### Aim
Images are not part of the copy; transcribe all the data exactly.

### Recorded information

+-------+

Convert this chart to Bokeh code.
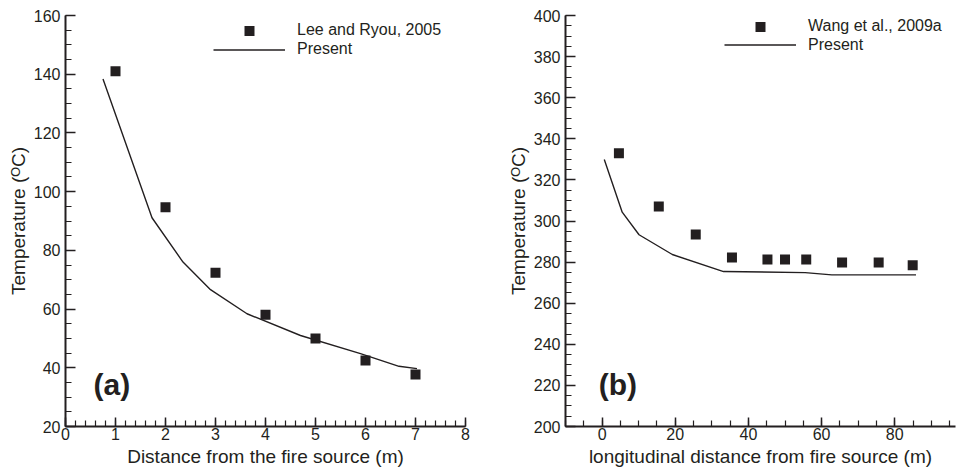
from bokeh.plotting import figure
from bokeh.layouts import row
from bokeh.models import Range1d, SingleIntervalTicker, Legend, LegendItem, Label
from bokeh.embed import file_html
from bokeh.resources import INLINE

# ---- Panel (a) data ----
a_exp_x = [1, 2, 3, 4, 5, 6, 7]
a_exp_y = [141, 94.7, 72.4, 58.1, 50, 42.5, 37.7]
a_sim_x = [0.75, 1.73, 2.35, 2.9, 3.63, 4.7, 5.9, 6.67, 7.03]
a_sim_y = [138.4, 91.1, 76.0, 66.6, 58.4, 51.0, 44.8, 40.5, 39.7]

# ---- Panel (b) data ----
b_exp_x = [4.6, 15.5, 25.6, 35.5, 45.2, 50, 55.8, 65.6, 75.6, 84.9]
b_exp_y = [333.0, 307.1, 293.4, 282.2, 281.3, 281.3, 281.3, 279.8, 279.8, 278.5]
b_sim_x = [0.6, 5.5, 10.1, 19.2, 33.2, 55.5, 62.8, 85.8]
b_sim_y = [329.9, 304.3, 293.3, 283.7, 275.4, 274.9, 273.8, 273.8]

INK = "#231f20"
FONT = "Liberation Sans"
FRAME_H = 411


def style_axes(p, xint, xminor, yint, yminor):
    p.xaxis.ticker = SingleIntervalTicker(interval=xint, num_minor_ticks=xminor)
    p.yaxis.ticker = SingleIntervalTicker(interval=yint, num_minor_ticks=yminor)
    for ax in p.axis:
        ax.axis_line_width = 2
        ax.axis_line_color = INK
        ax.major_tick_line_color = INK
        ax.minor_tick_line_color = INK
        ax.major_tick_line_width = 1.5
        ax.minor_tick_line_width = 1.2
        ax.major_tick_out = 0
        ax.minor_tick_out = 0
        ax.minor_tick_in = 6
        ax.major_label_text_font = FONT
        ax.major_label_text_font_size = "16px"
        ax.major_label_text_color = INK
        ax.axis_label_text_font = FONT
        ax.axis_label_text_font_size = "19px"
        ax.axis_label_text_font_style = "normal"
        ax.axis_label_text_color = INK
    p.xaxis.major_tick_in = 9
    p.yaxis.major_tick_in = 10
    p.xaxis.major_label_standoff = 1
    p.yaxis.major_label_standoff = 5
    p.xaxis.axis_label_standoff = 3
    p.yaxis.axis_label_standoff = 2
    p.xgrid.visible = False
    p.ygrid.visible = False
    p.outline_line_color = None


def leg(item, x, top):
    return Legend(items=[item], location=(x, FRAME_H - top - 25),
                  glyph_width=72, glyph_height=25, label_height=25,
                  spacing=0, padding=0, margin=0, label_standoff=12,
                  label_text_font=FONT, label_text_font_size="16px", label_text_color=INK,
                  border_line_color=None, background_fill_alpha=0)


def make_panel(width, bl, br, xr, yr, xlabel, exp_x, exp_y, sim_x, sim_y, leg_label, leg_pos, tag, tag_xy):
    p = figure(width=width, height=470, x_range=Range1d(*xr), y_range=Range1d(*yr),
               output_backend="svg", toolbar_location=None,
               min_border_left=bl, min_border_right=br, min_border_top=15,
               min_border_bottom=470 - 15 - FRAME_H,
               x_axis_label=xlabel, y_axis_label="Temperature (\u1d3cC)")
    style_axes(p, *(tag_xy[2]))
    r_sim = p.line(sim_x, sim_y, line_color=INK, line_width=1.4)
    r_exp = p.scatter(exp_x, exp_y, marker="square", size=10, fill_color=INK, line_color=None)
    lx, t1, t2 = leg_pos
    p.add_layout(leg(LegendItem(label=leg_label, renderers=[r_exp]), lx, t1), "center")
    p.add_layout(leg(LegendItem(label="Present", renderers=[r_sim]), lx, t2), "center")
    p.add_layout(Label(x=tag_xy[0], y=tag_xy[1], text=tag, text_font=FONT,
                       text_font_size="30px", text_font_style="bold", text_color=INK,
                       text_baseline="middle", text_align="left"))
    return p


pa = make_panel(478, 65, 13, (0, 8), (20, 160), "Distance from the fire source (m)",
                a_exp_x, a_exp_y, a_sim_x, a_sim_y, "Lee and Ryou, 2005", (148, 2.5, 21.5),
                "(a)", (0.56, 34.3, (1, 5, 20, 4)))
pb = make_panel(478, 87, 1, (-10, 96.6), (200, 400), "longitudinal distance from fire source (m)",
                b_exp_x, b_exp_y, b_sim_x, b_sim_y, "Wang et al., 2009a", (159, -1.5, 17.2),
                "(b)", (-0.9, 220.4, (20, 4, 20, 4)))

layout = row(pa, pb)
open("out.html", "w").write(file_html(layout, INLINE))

+-------+

### Solution below
Convert this chart to Bokeh code.
from bokeh.plotting import figure
from bokeh.layouts import row
from bokeh.models import Range1d, SingleIntervalTicker, Legend, LegendItem, Label
from bokeh.embed import file_html
from bokeh.resources import INLINE

# ---- Panel (a) data ----
a_exp_x = [1, 2, 3, 4, 5, 6, 7]
a_exp_y = [141, 94.7, 72.4, 58.1, 50, 42.5, 37.7]
a_sim_x = [0.75, 1.73, 2.35, 2.9, 3.63, 4.7, 5.9, 6.67, 7.03]
a_sim_y = [138.4, 91.1, 76.0, 66.6, 58.4, 51.0, 44.8, 40.5, 39.7]

# ---- Panel (b) data ----
b_exp_x = [4.6, 15.5, 25.6, 35.5, 45.2, 50, 55.8, 65.6, 75.6, 84.9]
b_exp_y = [333.0, 307.1, 293.4, 282.2, 281.3, 281.3, 281.3, 279.8, 279.8, 278.5]
b_sim_x = [0.6, 5.5, 10.1, 19.2, 33.2, 55.5, 62.8, 85.8]
b_sim_y = [329.9, 304.3, 293.3, 283.7, 275.4, 274.9, 273.8, 273.8]

INK = "#231f20"
FONT = "Liberation Sans"
FRAME_H = 411


def style_axes(p, xint, xminor, yint, yminor):
    p.xaxis.ticker = SingleIntervalTicker(interval=xint, num_minor_ticks=xminor)
    p.yaxis.ticker = SingleIntervalTicker(interval=yint, num_minor_ticks=yminor)
    for ax in p.axis:
        ax.axis_line_width = 2
        ax.axis_line_color = INK
        ax.major_tick_line_color = INK
        ax.minor_tick_line_color = INK
        ax.major_tick_line_width = 1.5
        ax.minor_tick_line_width = 1.2
        ax.major_tick_out = 0
        ax.minor_tick_out = 0
        ax.minor_tick_in = 6
        ax.major_label_text_font = FONT
        ax.major_label_text_font_size = "16px"
        ax.major_label_text_color = INK
        ax.axis_label_text_font = FONT
        ax.axis_label_text_font_size = "19px"
        ax.axis_label_text_font_style = "normal"
        ax.axis_label_text_color = INK
    p.xaxis.major_tick_in = 9
    p.yaxis.major_tick_in = 10
    p.xaxis.major_label_standoff = 1
    p.yaxis.major_label_standoff = 5
    p.xaxis.axis_label_standoff = 3
    p.yaxis.axis_label_standoff = 2
    p.xgrid.visible = False
    p.ygrid.visible = False
    p.outline_line_color = None


def leg(item, x, top):
    return Legend(items=[item], location=(x, FRAME_H - top - 25),
                  glyph_width=72, glyph_height=25, label_height=25,
                  spacing=0, padding=0, margin=0, label_standoff=12,
                  label_text_font=FONT, label_text_font_size="16px", label_text_color=INK,
                  border_line_color=None, background_fill_alpha=0)


def make_panel(width, bl, br, xr, yr, xlabel, exp_x, exp_y, sim_x, sim_y, leg_label, leg_pos, tag, tag_xy):
    p = figure(width=width, height=470, x_range=Range1d(*xr), y_range=Range1d(*yr),
               output_backend="svg", toolbar_location=None,
               min_border_left=bl, min_border_right=br, min_border_top=15,
               min_border_bottom=470 - 15 - FRAME_H,
               x_axis_label=xlabel, y_axis_label="Temperature (\u1d3cC)")
    style_axes(p, *(tag_xy[2]))
    r_sim = p.line(sim_x, sim_y, line_color=INK, line_width=1.4)
    r_exp = p.scatter(exp_x, exp_y, marker="square", size=10, fill_color=INK, line_color=None)
    lx, t1, t2 = leg_pos
    p.add_layout(leg(LegendItem(label=leg_label, renderers=[r_exp]), lx, t1), "center")
    p.add_layout(leg(LegendItem(label="Present", renderers=[r_sim]), lx, t2), "center")
    p.add_layout(Label(x=tag_xy[0], y=tag_xy[1], text=tag, text_font=FONT,
                       text_font_size="30px", text_font_style="bold", text_color=INK,
                       text_baseline="middle", text_align="left"))
    return p


pa = make_panel(478, 65, 13, (0, 8), (20, 160), "Distance from the fire source (m)",
                a_exp_x, a_exp_y, a_sim_x, a_sim_y, "Lee and Ryou, 2005", (148, 2.5, 21.5),
                "(a)", (0.56, 34.3, (1, 5, 20, 4)))
pb = make_panel(478, 87, 1, (-10, 96.6), (200, 400), "longitudinal distance from fire source (m)",
                b_exp_x, b_exp_y, b_sim_x, b_sim_y, "Wang et al., 2009a", (159, -1.5, 17.2),
                "(b)", (-0.9, 220.4, (20, 4, 20, 4)))

layout = row(pa, pb)
open("out.html", "w").write(file_html(layout, INLINE))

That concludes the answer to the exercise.